Collection entries:
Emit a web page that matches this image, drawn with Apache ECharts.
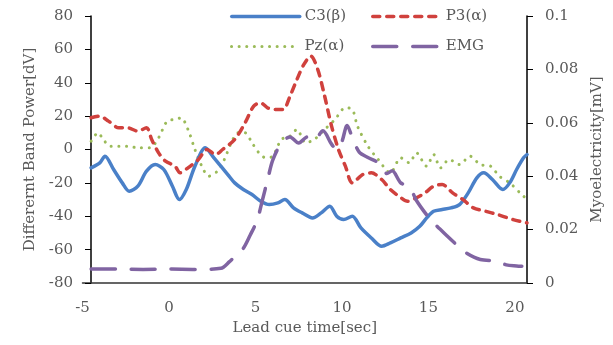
<!DOCTYPE html>
<html>
<head>
<meta charset="utf-8">
<script src="https://cdn.jsdelivr.net/npm/echarts@6/dist/echarts.min.js"></script>
<style>
  html, body { margin: 0; padding: 0; background: #fff; }
  #chart { width: 613px; height: 345px; }
</style>
</head>
<body>
<div id="chart"></div>
<script>
var xTicks = [-5, 0, 5, 10, 15, 20];

var c3Time = [-4.5, -4.0, -3.7, -3.2, -2.7, -2.3, -1.8, -1.3, -0.8, -0.3, 0.2, 0.6, 1.0, 1.5, 2.1, 2.6, 3.0, 3.4, 3.8, 4.3, 4.8, 5.3, 5.8, 6.3, 6.7, 7.2, 7.7, 8.3, 8.8, 9.3, 9.7, 10.1, 10.6, 11.1, 11.7, 12.3, 12.8, 13.4, 14.0, 14.5, 14.9, 15.3, 15.8, 16.3, 16.8, 17.3, 17.8, 18.2, 18.7, 19.3, 19.7, 20.1, 20.5, 20.7];
var c3Values = [-11, -8, -4, -12, -20, -25, -22, -13, -9, -12, -22, -30, -24, -10, 1, -5, -10, -15, -20, -24, -27, -31, -33, -32, -30, -35, -38, -41, -38, -34, -40, -42, -40, -47, -53, -58, -56, -53, -50, -46, -41, -37, -36, -35, -33, -26, -17, -14, -18, -24, -20, -12, -5, -3];

var p3Time = [-4.5, -4.0, -3.5, -2.9, -2.4, -1.8, -1.3, -1.0, -0.6, -0.2, 0.35, 0.64, 1.1, 1.7, 2.2, 2.7, 3.1, 3.8, 4.4, 4.9, 5.3, 5.7, 6.2, 6.6, 7.0, 7.4, 7.8, 8.2, 8.6, 9.0, 9.4, 9.8, 10.2, 10.6, 11.2, 11.7, 12.3, 12.8, 13.3, 13.8, 14.3, 14.8, 15.3, 15.8, 16.4, 17.0, 17.6, 18.3, 19.0, 19.9, 20.7];
var p3Values = [19, 20, 17, 13, 13, 11, 13, 6, -2, -7, -10, -14, -11, -6, 0, -3, 0, 6, 16, 26, 28, 25, 24, 24, 32, 42, 51, 56, 48, 32, 14, 0, -10, -20, -15, -14, -18, -24, -28, -31, -29, -26, -22, -21, -26, -30, -35, -37, -39, -42, -44];

var pzTime = [-4.5, -4.1, -3.8, -3.4, -2.9, -2.4, -1.8, -1.1, -0.6, -0.1, 0.4, 0.7, 1.1, 1.5, 1.9, 2.3, 2.8, 3.2, 3.6, 4.0, 4.4, 4.8, 5.2, 5.6, 6.0, 6.5, 7.0, 7.4, 7.9, 8.4, 9.0, 9.6, 10.2, 10.6, 10.9, 11.5, 12.1, 12.8, 13.4, 13.9, 14.3, 14.9, 15.3, 15.7, 16.2, 16.8, 17.4, 18.0, 18.6, 19.1, 19.7, 20.3, 20.7];
var pzValues = [5, 10, 6, 2, 2, 2, 1, 1, 7, 17, 18, 19, 12, 0, -10, -16, -13, -6, 4, 10, 10, 4, -2, -5, -4, 6, 8, 12, 4, 6, 12, 18, 25, 24, 14, 2, -6, -14, -5, -8, -2, -10, -3, -11, -6, -9, -4, -9, -10, -16, -20, -26, -30];

var emgTime = [-4.5, -3.0, -1.5, 0, 1.5, 3.0, 3.5, 3.9, 4.3, 4.7, 5.1, 5.4, 5.7, 6.0, 6.5, 7.0, 7.5, 8.0, 8.4, 8.9, 9.4, 9.7, 10.0, 10.3, 10.6, 11.0, 11.5, 12.1, 12.6, 12.9, 13.4, 13.9, 14.3, 14.9, 15.3, 16.1, 16.6, 17.2, 18.0, 19.0, 19.5, 20.1, 20.4];
var emgValues = [0.0052, 0.0052, 0.0051, 0.0052, 0.0051, 0.0055, 0.008, 0.0105, 0.013, 0.018, 0.0235, 0.031, 0.0386, 0.046, 0.0524, 0.0547, 0.0524, 0.0547, 0.0536, 0.057, 0.052, 0.05, 0.053, 0.059, 0.0545, 0.049, 0.047, 0.045, 0.041, 0.042, 0.0375, 0.036, 0.031, 0.0255, 0.0225, 0.0175, 0.0145, 0.0112, 0.0088, 0.0082, 0.0068, 0.0064, 0.0063];

function pairs(t, v) {
    return t.map(function (x, i) { return [x, v[i]]; });
}

var font = '"DejaVu Serif", "Liberation Serif", serif';
var textColor = '#595959';

var styles = {
    'C3(β)': { color: '#4a80c8', dash: 'solid', width: 3.5 },
    'P3(α)': { color: '#d0413d', dash: [7, 7], width: 3.5 },
    'Pz(α)': { color: '#9bbb59', dash: [0.1, 7.5], width: 3 },
    'EMG':   { color: '#8064a2', dash: [24, 16], width: 3.5 }
};

var myChart = echarts.init(document.getElementById('chart'));

function legendAt(name, left, top) {
    var s = styles[name];
    return {
        data: [name],
        left: left,
        top: top,
        itemWidth: 68,
        itemHeight: 12,
        itemGap: 4,
        itemStyle: { opacity: 0 },
        lineStyle: { color: s.color, width: s.width, type: s.dash, cap: 'round' },
        textStyle: { fontFamily: font, fontSize: 15, color: textColor }
    };
}

function lineSeries(name, t, v, axis, z) {
    var s = styles[name];
    return {
        name: name,
        type: 'line',
        yAxisIndex: axis,
        symbol: 'none',
        smooth: 0.3,
        data: pairs(t, v),
        color: s.color,
        lineStyle: { width: s.width, type: s.dash, cap: 'round', join: 'round' },
        z: z
    };
}

var option = {
    animation: false,
    backgroundColor: '#fff',
    legend: [
        legendAt('C3(β)', 225, 4),
        legendAt('P3(α)', 366, 4),
        legendAt('Pz(α)', 225, 34),
        legendAt('EMG', 366, 34)
    ],
    grid: { left: 82.5, right: 86, top: 16, bottom: 62 },
    xAxis: {
        type: 'value',
        min: -5,
        max: 20.7,
        interval: 5,
        name: 'Lead cue time[sec]',
        nameLocation: 'middle',
        nameGap: 36,
        nameTextStyle: { fontFamily: font, fontSize: 15, color: textColor },
        axisLine: { onZero: false, lineStyle: { color: '#333', width: 1.5 } },
        axisTick: { show: false },
        splitLine: { show: false },
        axisLabel: {
            fontFamily: font, fontSize: 15, color: textColor, margin: 18,
            customValues: xTicks
        }
    },
    yAxis: [{
        type: 'value',
        min: -80,
        max: 80,
        interval: 20,
        offset: -8.5,
        name: 'Differernt Band Power[dV]',
        nameLocation: 'middle',
        nameGap: 50,
        nameTextStyle: { fontFamily: font, fontSize: 15, color: textColor },
        axisLine: { show: true, onZero: false, lineStyle: { color: '#000', width: 1.5 } },
        axisTick: { show: true, length: 6, inside: false, lineStyle: { color: '#000' } },
        splitLine: { show: false },
        axisLabel: { fontFamily: font, fontSize: 15, color: textColor, margin: 18 }
    }, {
        type: 'value',
        min: 0,
        max: 0.1,
        interval: 0.02,
        position: 'right',
        name: 'Myoelectricity[mV]',
        nameLocation: 'middle',
        nameGap: 50,
        nameRotate: 90,
        nameTextStyle: { fontFamily: font, fontSize: 15, color: textColor },
        axisLine: { show: true, onZero: false, lineStyle: { color: '#000', width: 1.5 } },
        axisTick: { show: true, length: 6, inside: false, lineStyle: { color: '#000' } },
        splitLine: { show: false },
        axisLabel: {
            fontFamily: font, fontSize: 15, color: textColor, margin: 18,
            formatter: function (v) { return v === 0 ? '0' : String(+v.toFixed(2)); }
        }
    }],
    series: [
        lineSeries('C3(β)', c3Time, c3Values, 0, 2),
        lineSeries('P3(α)', p3Time, p3Values, 0, 3),
        lineSeries('Pz(α)', pzTime, pzValues, 0, 1),
        lineSeries('EMG', emgTime, emgValues, 1, 4)
    ]
};
myChart.setOption(option);
</script>
</body>
</html>
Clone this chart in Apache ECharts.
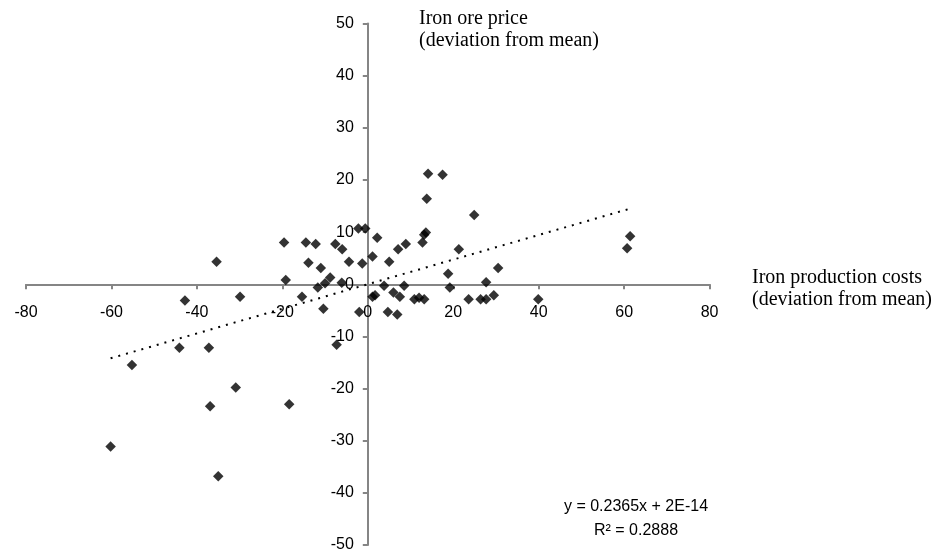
<!DOCTYPE html>
<html>
<head>
<meta charset="utf-8">
<script src="https://cdn.jsdelivr.net/npm/echarts@6/dist/echarts.min.js"></script>
<style>
html,body{margin:0;padding:0;background:#fff;}
#chart{width:939px;height:558px;}
</style>
</head>
<body>
<div id="chart"></div>
<script>
// Iron production costs (deviation from mean)
const costX = [-60.2, -55.2, -44.1, -42.8, -37.2, -36.9, -35.4, -35.0, -30.9, -29.9,
  -19.6, -19.2, -18.4, -15.4, -14.5, -13.9, -12.2, -11.7, -11.0, -10.4,
  -10.0, -8.8, -7.6, -7.3, -6.0, -6.1, -4.4, -2.2, -0.6, -2.0,
  -1.3, 1.1, 1.7, 1.1, 2.2, 3.8, 4.7, 5.0, 6.0, 6.9,
  7.1, 7.5, 8.5, 8.9, 10.9, 12.0, 13.2, 12.8, 13.2, 13.6,
  13.8, 14.1, 17.5, 18.8, 19.2, 21.3, 23.6, 24.9, 26.4, 27.7,
  27.7, 29.5, 30.5, 39.9, 60.7, 61.4];
// Iron ore price (deviation from mean)
const priceY = [-31.1, -15.5, -12.2, -3.1, -12.2, -23.4, 4.3, -36.8, -19.8, -2.4,
  8.0, 0.8, -23.0, -2.4, 8.0, 4.1, 7.7, -0.6, 3.1, -4.7,
  0.2, 1.3, 7.7, -11.6, 6.7, 0.3, 4.3, 10.7, 10.7, -5.3,
  4.0, 5.3, -2.1, -2.4, 8.9, -0.3, -5.3, 4.3, -1.6, -5.8,
  6.7, -2.4, -0.3, 7.7, -2.9, -2.6, -2.9, 8.0, 9.5, 9.9,
  16.4, 21.2, 21.0, 2.0, -0.6, 6.7, -2.9, 13.3, -2.9, -2.9,
  0.4, -2.1, 3.1, -2.9, 6.9, 9.2];
// Linear trendline end points
const trendX = [-60.2, 61.4];
const trendY = [-14.2, 14.5];
// Axis ranges / ticks
const xRange = [-80, 80, 20];
const yRange = [-50, 50, 10];
const equationText = ['y = 0.2365x + 2E-14', 'R² = 0.2888'];
const yTitle = ['Iron ore price', '(deviation from mean)'];
const xTitle = ['Iron production costs', '(deviation from mean)'];

const pts = costX.map((x, i) => [x, priceY[i]]);
const trend = trendX.map((x, i) => [x, trendY[i]]);

const G = {left: 26, top: 23.5, width: 683.6, height: 521.5};

const chart = echarts.init(document.getElementById('chart'), null, {renderer: 'canvas'});
const axisCommon = {
  type: 'value',
  splitLine: {show: false},
  axisLine: {show: true, onZero: false, lineStyle: {color: '#858585', width: 2}},
  axisTick: {show: true, inside: false, length: 5, lineStyle: {color: '#858585', width: 2}},
  axisLabel: {color: '#000', fontFamily: 'Liberation Sans, Arial, sans-serif', fontSize: 16}
};
const titleStyle = {fill: '#000', fontFamily: 'Liberation Serif, Times New Roman, serif', fontSize: 20};
chart.setOption({
  animation: false,
  backgroundColor: '#fff',
  grid: Object.assign({containLabel: false, outerBoundsMode: 'none'}, G),
  xAxis: Object.assign({}, axisCommon, {
    position: 'bottom',
    // move the axis up to the zero line (range is symmetric)
    offset: -G.height / 2,
    min: xRange[0], max: xRange[1], interval: xRange[2],
    axisLabel: Object.assign({}, axisCommon.axisLabel, {margin: 20})
  }),
  yAxis: Object.assign({}, axisCommon, {
    position: 'left',
    offset: -G.width / 2,
    min: yRange[0], max: yRange[1], interval: yRange[2],
    axisLabel: Object.assign({}, axisCommon.axisLabel, {margin: 14})
  }),
  series: [
    {
      type: 'line',
      data: trend,
      symbol: 'none',
      silent: true,
      lineStyle: {color: '#000', width: 2, type: [2, 6]},
      z: 3
    },
    {
      type: 'scatter',
      data: pts,
      symbol: 'diamond',
      symbolSize: 10.5,
      itemStyle: {color: '#000'},
      z: 2
    }
  ],
  graphic: [
    {type: 'text', left: 419, top: 9, style: Object.assign({text: yTitle[0]}, titleStyle)},
    {type: 'text', left: 419, top: 31, style: Object.assign({text: yTitle[1]}, titleStyle)},
    {type: 'text', left: 752, top: 268, style: Object.assign({text: xTitle[0]}, titleStyle)},
    {type: 'text', left: 752, top: 290, style: Object.assign({text: xTitle[1]}, titleStyle)},
    {type: 'text', x: 636, y: 507, style: {text: equationText[0], fill: '#000', fontFamily: 'Liberation Sans, Arial, sans-serif', fontSize: 16, align: 'center', verticalAlign: 'middle'}},
    {type: 'text', x: 636, y: 531, style: {text: equationText[1], fill: '#000', fontFamily: 'Liberation Sans, Arial, sans-serif', fontSize: 16, align: 'center', verticalAlign: 'middle'}}
  ]
});
</script>
</body>
</html>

» Exercise brief:
Pull out the lines above in which the word "this" appears.

» Correct result:
Emit a web page that matches this image, drawn with Apache ECharts.
Clone this chart in Apache ECharts.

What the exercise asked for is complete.